Stevens also would lose his other three committee assignments: Homeland Security and Governmental Affairs; Rules and Administration; and Joint Library and would no longer be allowed to vote in weekly conference meetings.
“This is going to be pretty important moment for McConnell in terms of how to demonstrate leadership,” the GOP leadership aide said.
Those committee posts would not be officially reassigned until January after Democrats and Republicans negotiate a committee structure that almost certainly will include less seats for Republicans, who lost ground in the recent election.
DeMint’s move came on the same day he previewed changes to GOP conference rules that he intends to propose next week.

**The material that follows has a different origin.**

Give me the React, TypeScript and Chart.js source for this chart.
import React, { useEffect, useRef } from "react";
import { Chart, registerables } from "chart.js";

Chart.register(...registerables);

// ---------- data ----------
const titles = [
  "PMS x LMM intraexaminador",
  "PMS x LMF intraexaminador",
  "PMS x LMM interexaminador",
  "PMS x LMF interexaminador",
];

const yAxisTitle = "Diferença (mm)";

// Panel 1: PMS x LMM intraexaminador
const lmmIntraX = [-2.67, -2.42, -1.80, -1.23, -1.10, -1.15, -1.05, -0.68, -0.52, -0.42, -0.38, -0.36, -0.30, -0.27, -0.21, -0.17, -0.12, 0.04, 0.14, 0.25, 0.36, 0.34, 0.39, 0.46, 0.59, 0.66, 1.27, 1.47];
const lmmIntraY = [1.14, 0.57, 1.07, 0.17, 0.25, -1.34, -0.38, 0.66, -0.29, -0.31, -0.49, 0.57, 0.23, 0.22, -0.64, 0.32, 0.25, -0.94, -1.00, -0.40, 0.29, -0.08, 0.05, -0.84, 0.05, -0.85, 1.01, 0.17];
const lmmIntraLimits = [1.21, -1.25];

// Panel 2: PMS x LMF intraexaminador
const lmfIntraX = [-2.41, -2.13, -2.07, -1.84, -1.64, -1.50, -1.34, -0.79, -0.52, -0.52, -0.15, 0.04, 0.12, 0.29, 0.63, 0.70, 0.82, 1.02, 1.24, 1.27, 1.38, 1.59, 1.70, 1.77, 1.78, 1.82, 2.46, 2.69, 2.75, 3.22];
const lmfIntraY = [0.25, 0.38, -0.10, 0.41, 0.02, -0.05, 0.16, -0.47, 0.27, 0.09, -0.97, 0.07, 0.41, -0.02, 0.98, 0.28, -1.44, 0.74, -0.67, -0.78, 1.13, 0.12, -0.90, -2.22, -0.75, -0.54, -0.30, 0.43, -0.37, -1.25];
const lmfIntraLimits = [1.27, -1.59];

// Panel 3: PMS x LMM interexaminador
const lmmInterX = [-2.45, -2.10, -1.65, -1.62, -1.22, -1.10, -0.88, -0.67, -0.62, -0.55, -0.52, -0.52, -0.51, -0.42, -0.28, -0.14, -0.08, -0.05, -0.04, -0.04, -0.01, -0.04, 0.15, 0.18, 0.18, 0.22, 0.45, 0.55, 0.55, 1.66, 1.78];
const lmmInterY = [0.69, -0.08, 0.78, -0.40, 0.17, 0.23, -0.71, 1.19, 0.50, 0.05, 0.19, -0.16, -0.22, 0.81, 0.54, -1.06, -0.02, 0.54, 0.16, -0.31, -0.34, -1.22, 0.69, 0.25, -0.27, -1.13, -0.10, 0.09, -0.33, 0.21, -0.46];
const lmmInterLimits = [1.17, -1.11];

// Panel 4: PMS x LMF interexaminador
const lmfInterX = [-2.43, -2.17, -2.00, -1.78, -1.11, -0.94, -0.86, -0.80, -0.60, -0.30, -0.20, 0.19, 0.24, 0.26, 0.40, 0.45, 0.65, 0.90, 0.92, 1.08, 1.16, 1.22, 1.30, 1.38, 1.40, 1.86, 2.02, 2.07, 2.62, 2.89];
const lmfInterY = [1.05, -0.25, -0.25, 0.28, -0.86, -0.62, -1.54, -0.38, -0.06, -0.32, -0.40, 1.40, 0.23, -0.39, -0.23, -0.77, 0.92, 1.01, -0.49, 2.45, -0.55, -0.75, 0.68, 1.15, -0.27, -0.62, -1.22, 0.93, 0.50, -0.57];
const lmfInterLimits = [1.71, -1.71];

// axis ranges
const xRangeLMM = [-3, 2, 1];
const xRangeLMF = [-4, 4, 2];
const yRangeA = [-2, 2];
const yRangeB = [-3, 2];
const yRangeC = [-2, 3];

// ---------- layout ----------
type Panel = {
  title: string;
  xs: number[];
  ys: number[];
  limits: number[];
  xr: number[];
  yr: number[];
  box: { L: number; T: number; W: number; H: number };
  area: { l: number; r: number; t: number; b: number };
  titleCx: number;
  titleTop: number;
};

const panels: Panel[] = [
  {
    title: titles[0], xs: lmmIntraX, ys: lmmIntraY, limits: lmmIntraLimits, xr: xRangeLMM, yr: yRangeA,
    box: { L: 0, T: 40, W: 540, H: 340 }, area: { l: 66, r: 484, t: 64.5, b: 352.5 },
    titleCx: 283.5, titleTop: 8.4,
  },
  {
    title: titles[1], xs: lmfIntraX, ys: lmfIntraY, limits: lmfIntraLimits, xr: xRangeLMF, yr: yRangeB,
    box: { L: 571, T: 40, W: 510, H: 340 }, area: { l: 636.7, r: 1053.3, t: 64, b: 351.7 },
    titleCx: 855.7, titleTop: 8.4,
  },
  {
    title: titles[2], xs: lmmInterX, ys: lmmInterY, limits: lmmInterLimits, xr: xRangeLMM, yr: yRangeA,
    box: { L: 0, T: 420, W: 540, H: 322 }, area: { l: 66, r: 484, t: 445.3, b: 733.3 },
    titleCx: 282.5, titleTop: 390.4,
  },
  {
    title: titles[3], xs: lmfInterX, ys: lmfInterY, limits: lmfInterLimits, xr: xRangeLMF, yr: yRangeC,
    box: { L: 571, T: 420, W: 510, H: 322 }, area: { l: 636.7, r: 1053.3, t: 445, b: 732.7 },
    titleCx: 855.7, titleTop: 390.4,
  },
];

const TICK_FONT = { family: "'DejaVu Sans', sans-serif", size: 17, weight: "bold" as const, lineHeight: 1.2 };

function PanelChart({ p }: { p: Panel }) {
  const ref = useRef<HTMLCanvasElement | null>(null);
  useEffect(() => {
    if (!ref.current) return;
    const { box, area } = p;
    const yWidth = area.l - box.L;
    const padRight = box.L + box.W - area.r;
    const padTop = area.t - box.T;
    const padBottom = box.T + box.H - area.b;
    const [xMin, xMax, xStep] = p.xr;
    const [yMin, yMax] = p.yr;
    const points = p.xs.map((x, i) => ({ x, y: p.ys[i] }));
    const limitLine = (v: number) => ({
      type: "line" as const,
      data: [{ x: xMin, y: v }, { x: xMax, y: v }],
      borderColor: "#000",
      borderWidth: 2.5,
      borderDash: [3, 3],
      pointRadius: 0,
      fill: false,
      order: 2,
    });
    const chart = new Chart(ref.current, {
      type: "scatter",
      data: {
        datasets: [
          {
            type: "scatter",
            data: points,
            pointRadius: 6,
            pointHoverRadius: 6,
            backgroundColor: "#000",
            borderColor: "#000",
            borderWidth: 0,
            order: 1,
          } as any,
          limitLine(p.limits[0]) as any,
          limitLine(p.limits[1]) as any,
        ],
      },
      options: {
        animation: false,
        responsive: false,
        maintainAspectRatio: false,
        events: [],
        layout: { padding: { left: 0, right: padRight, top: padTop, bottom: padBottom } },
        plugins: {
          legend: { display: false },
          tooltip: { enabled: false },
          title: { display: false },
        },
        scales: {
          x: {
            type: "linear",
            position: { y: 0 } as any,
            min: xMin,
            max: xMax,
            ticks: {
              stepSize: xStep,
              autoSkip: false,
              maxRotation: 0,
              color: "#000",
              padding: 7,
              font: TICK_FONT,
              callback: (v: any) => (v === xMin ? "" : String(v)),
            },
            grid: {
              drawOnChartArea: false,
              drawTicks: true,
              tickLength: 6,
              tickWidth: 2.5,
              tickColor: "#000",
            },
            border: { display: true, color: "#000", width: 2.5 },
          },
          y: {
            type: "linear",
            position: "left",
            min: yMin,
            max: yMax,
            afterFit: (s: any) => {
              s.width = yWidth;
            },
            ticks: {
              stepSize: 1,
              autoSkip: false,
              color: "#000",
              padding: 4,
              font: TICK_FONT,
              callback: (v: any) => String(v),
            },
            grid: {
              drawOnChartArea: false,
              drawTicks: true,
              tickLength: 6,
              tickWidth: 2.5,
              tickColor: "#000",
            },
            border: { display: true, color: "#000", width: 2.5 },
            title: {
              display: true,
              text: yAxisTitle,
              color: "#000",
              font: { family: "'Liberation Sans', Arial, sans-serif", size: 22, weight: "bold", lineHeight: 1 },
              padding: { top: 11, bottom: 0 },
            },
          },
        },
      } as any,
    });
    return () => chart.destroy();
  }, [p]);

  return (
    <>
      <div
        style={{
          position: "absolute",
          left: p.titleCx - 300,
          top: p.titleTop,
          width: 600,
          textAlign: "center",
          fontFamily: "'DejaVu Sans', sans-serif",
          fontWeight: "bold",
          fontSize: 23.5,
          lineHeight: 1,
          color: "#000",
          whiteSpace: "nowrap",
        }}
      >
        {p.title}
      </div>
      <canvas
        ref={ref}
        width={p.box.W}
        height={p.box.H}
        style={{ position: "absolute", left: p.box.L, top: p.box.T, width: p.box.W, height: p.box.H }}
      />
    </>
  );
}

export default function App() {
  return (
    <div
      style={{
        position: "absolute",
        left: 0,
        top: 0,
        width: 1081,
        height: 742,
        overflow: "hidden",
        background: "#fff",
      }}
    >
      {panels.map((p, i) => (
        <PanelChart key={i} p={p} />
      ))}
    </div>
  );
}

His proposals, which strike at the heart of the Senate’s seniority-based system, have fueled questions about whether internal decisions that begin next week might be postponed until January. By then, the outcome of three undecided races involving Republican incumbents — Stevens, Norm Coleman of Minnesota and Saxby Chambliss of Georgia — are expected to be resolved.
McConnell, Republican Whip Jon Kyl of Arizona and GOP Conference Chairman Lamar Alexander of Tennessee are not expected to face challenges next week, but lower rungs of the leadership ladder likely will be contested.

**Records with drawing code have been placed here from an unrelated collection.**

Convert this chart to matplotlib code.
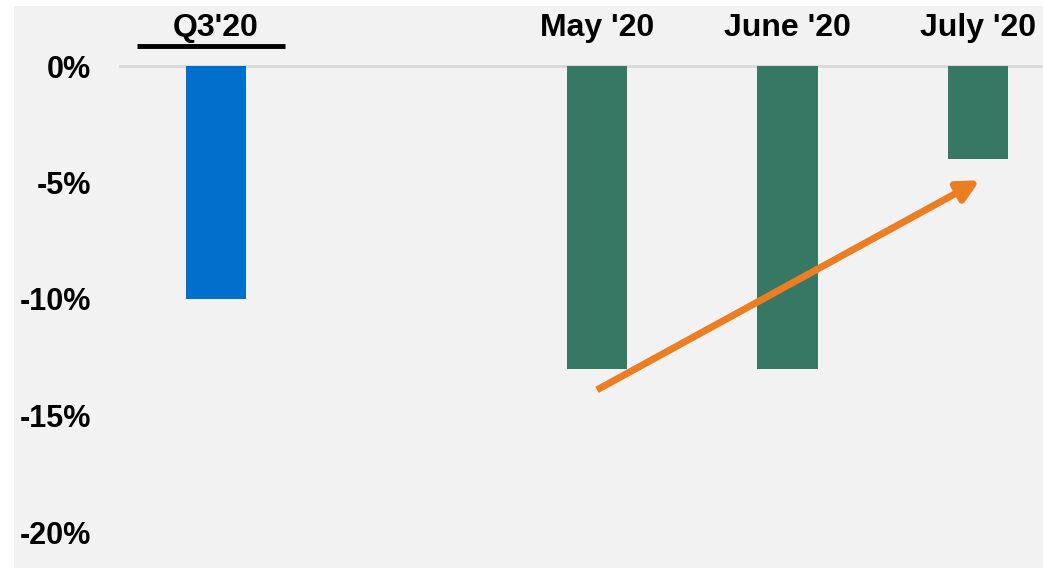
import numpy as np
import matplotlib.pyplot as plt

# data
labels = ["Q3'20", "May '20", "June '20", "July '20"]
positions = [0, 2, 3, 4]
values = [-10.0, -13.0, -13.0, -4.0]
colors = ['#0070CC', '#367864', '#367864', '#367864']
yticks = [0, -5, -10, -15, -20]
ytick_labels = ['0%', '-5%', '-10%', '-15%', '-20%']
arrow_start = (2.0, -13.9)
arrow_end = (4.01, -4.9)

plt.rcParams['font.family'] = ['Liberation Sans', 'DejaVu Sans']

W, H = 1043, 569
fig = plt.figure(figsize=(W / 100, H / 100), dpi=100, facecolor='white')
ax = fig.add_axes([14 / W, 1 - 568 / H, 1029 / W, 562 / H])
ax.set_facecolor('#F2F2F2')

ax.bar(positions, values, width=0.315, color=colors, zorder=2)

ax.set_xlim((14 - 216) / 190.5, (1043 - 216) / 190.5)
ax.set_ylim(-(568 - 66) / 23.3, (66 - 6) / 23.3)

# zero line
ax.axhline(0, xmin=(120 - 14) / 1029, xmax=1, color='#D9D9D9', lw=2, zorder=1)

# category labels on top
for p, lab in zip(positions, labels):
    ax.text(p, 1.65, lab, ha='center', va='center', fontsize=23,
            fontweight='bold', color='black')
ax.plot([(137 - 216) / 190.5, (285 - 216) / 190.5], [0.84, 0.84],
        color='black', lw=3.5, solid_capstyle='butt')

# y ticks
ax.set_yticks(yticks)
ax.set_yticklabels(ytick_labels, fontsize=22, fontweight='bold')
ax.tick_params(axis='y', length=0, pad=-(91 - 14) * 0.72)
ax.set_xticks([])
for s in ax.spines.values():
    s.set_visible(False)

ax.annotate('', xy=arrow_end, xytext=arrow_start,
            arrowprops=dict(arrowstyle='-|>', color='#ED7D23', lw=5,
                            mutation_scale=32, shrinkA=0, shrinkB=0,
                            capstyle='butt'),
            zorder=3)

fig.savefig('out.png', dpi=100, facecolor='white')
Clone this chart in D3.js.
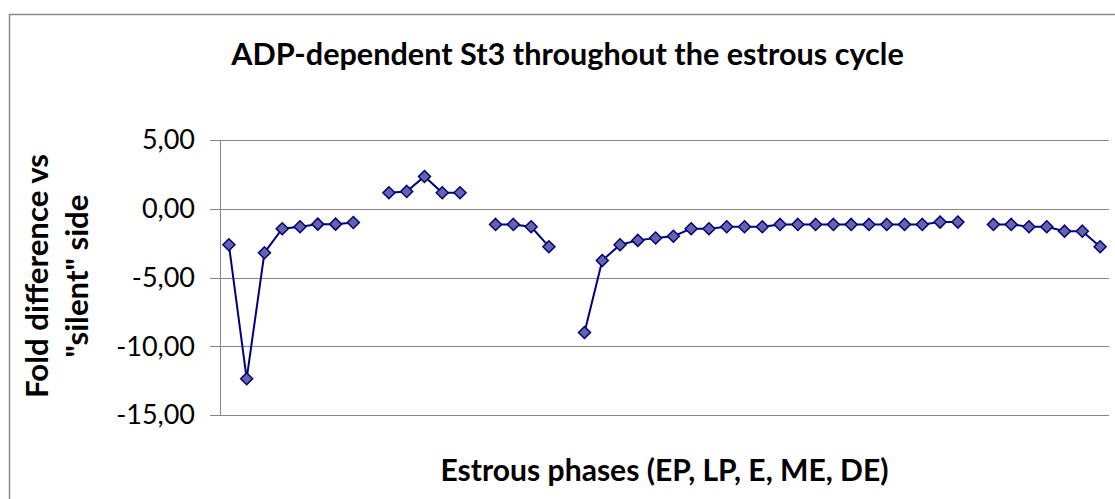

Senate GOP to Privately Debate Stevens’ Fate Next Week
The Stevens Case
A federal jury in Washington convicted Stevens Oct. 27 of seven felony counts of lying on his U.S. Senate financial disclosure forms. The jury determined that Stevens engaged in a multiyear scheme to conceal more than $250,000 worth of gifts from VECO Corp., a now-defunct oil-services company and its chief executive, Bill Allen.
Stevens, who maintains he is innocent and is planning to appeal the verdict, defied the polls and maintains a razor-thin lead over Democratic challenger Mark Begich in a race that will likely be decided by still-to-be-counted absentee ballots in the coming weeks.
If the Republican conference chooses to boot Stevens, it would be acting in advance of any disciplinary action from the Senate Ethics Committee, which has been silent on the matter since July 29, the day Stevens was indicted.
Prior to the election, several Republicans, many of them in competitive races, called for Stevens to step down. DeMint and McConnell were among them.




Comments
Nothing will stop Stevens from returning. He'll win re-election by a hair and get the conviction overturned on a technicality. While his service on behalf of himself over the last 40 years has been a negative for the country and extending that will further the damage, there will be some amusement in watching him torment those who called for his expulsion. DeMint and the others are about to be taught a lesson in how power works, one they will never forget.
when will the IRS start looking at this,who paid the gift tax???did Stevens report this??
IRS folks don't act until someone with power tells them to do so. Sad way of doing what is right for America. He get away with no investigation, this is how the citizens get little for the money we pay the IRS. I hope Obama's people shake these folk up and out.
Could Sen. Stevens resign his current Senate seat and also withdraw his name from the 11/04 election? If he did those two things would that mean Begich won the election? Should DeMint be thinking about these questions?